The European Union is becoming one undivided continent, where territories are faced with borderless economic, social and environmental challenges while still being governed through traditional institutional boundaries. Integration raises the question of cohesion among different territories, and territorial cohesion is a new objective for the Union according to the Lisbon Treaty.

Cooperation between territories, beyond frontiers and across different institutional layers, is becoming crucial to provide multi-level governance to new functional regions. The European Grouping of Territorial Cooperation (EGTC), a new legal and governance tool established by Regulation 1082/2006, was conceived as a substantial upgrade for this multi-level governance and “beyond-the-border” cooperation.

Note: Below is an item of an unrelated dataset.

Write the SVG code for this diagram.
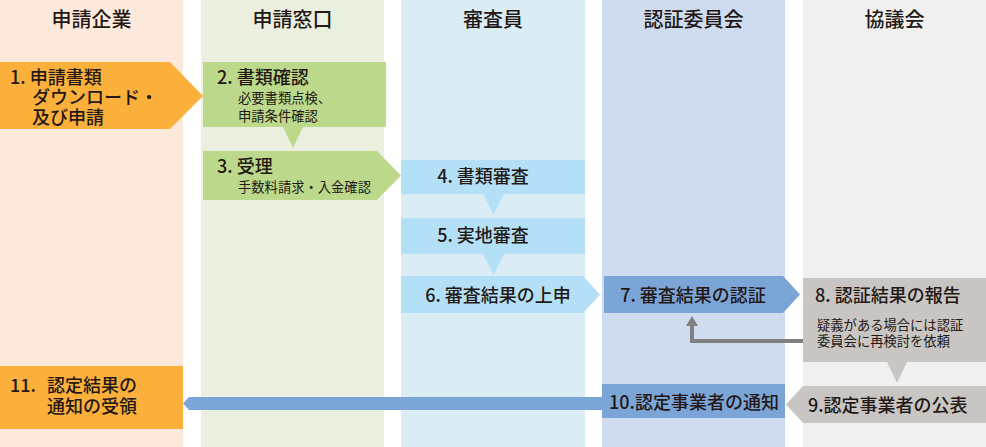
<svg xmlns="http://www.w3.org/2000/svg" width="986" height="447" viewBox="0 0 986 447">
<style>
text{font-family:"Noto Sans CJK JP","Noto Sans",sans-serif;fill:#231815;font-weight:500}
.h{font-size:20px;text-anchor:middle}
.t{font-size:18px}
.s{font-size:13.3px;font-weight:400}
.m{text-anchor:middle}
.or{fill:#fbb03b}.gr{fill:#bbd88b}.lb{fill:#b3e0f6}.db{fill:#7ca5d7}.gy{fill:#c8c5c3}
</style>
<g id="lanes">
<rect x="0" y="0" width="183" height="447" fill="#fde9db"/>
<rect x="201" y="0" width="183" height="447" fill="#ebefdf"/>
<rect x="401" y="0" width="184" height="447" fill="#dbedf4"/>
<rect x="602" y="0" width="183" height="447" fill="#cfdcef"/>
<rect x="803" y="0" width="183" height="447" fill="#f0f0f0"/>
<text class="h" x="91.5" y="27">申請企業</text>
<text class="h" x="292.5" y="27">申請窓口</text>
<text class="h" x="493" y="27">審査員</text>
<text class="h" x="693.5" y="27">認証委員会</text>
<text class="h" x="894.5" y="27">協議会</text>
</g>
<g id="connectors">
<polyline points="803,341 692,341 692,324" fill="none" stroke="#808080" stroke-width="4"/>
<polygon points="692,316 686,326 698,326" fill="#808080"/>
<polygon points="183,403.5 189,397 602,397 602,410 189,410" class="db"/>
</g>
<g id="n1">
<polygon points="0,62 170,62 203,96 170,129 0,129" class="or"/>
<text class="t" x="10" y="84">1. 申請書類</text>
<text class="t" x="32" y="104">ダウンロード・</text>
<text class="t" x="32" y="124">及び申請</text>
</g>
<g id="n2">
<rect x="203" y="62" width="183" height="65" class="gr"/>
<polygon points="283,127 303,127 293,148" class="gr"/>
<text class="t" x="217" y="84">2. 書類確認</text>
<text class="s" x="238" y="103">必要書類点検、</text>
<text class="s" x="238" y="121">申請条件確認</text>
</g>
<g id="n3">
<polygon points="203,151 377,151 401,175.5 377,200 203,200" class="gr"/>
<text class="t" x="217" y="173">3. 受理</text>
<text class="s" x="238" y="192">手数料請求・入金確認</text>
</g>
<g id="n4">
<rect x="401" y="160" width="184" height="34" class="lb"/>
<polygon points="483,194 504,194 493.5,215" class="lb"/>
<text class="t m" x="483" y="183">4. 書類審査</text>
</g>
<g id="n5">
<rect x="401" y="218" width="184" height="36" class="lb"/>
<polygon points="483,254 504,254 493.5,275" class="lb"/>
<text class="t m" x="483" y="242">5. 実地審査</text>
</g>
<g id="n6">
<polygon points="401,276 583,276 600,294.5 583,313 401,313" class="lb"/>
<text class="t m" x="498" y="302">6. 審査結果の上申</text>
</g>
<g id="n7">
<polygon points="604,276 783,276 800,294.5 783,313 604,313" class="db"/>
<text class="t m" x="693" y="302">7. 審査結果の認証</text>
</g>
<g id="n8">
<rect x="803" y="278" width="183" height="84" class="gy"/>
<polygon points="887,362 907,362 897,383" class="gy"/>
<text class="t" x="815" y="302">8. 認証結果の報告</text>
<text class="s" x="817" y="330">疑義がある場合には認証</text>
<text class="s" x="817" y="346">委員会に再検討を依頼</text>
</g>
<g id="n9">
<polygon points="786,404.5 803,386 986,386 986,423 803,423" class="gy"/>
<text class="t" x="808" y="412">9.認定事業者の公表</text>
</g>
<g id="n10">
<rect x="602" y="384" width="183" height="34" class="db"/>
<text class="t" x="609" y="409">10.認定事業者の通知</text>
</g>
<g id="n11">
<rect x="0" y="366" width="183" height="63" class="or"/>
<text class="t" x="10" y="392">11.</text>
<text class="t" x="47" y="392">認定結果の</text>
<text class="t" x="47" y="413">通知の受領</text>
</g>
</svg>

Three years after its adoption, a number of EGTCs have been set up, and new ones are in the pipeline. Despite their early stage, these new ventures are generating interesting dynamics, revamping inter-institutional cross-border partnerships and establishing a new cooperation geography. However, promoting best practice partnerships would require a broader European policy.

This article considers possible institutional incentives such as the “contractualisation” of the cooperation between the European Commission and the EGTCs. These Groupings truly are new governance “contracts” of multilevel cross-border cooperation, which can become creative engines for local development and deeper European integration. This provides food for thought for the EU policy and budgetary package after 2013.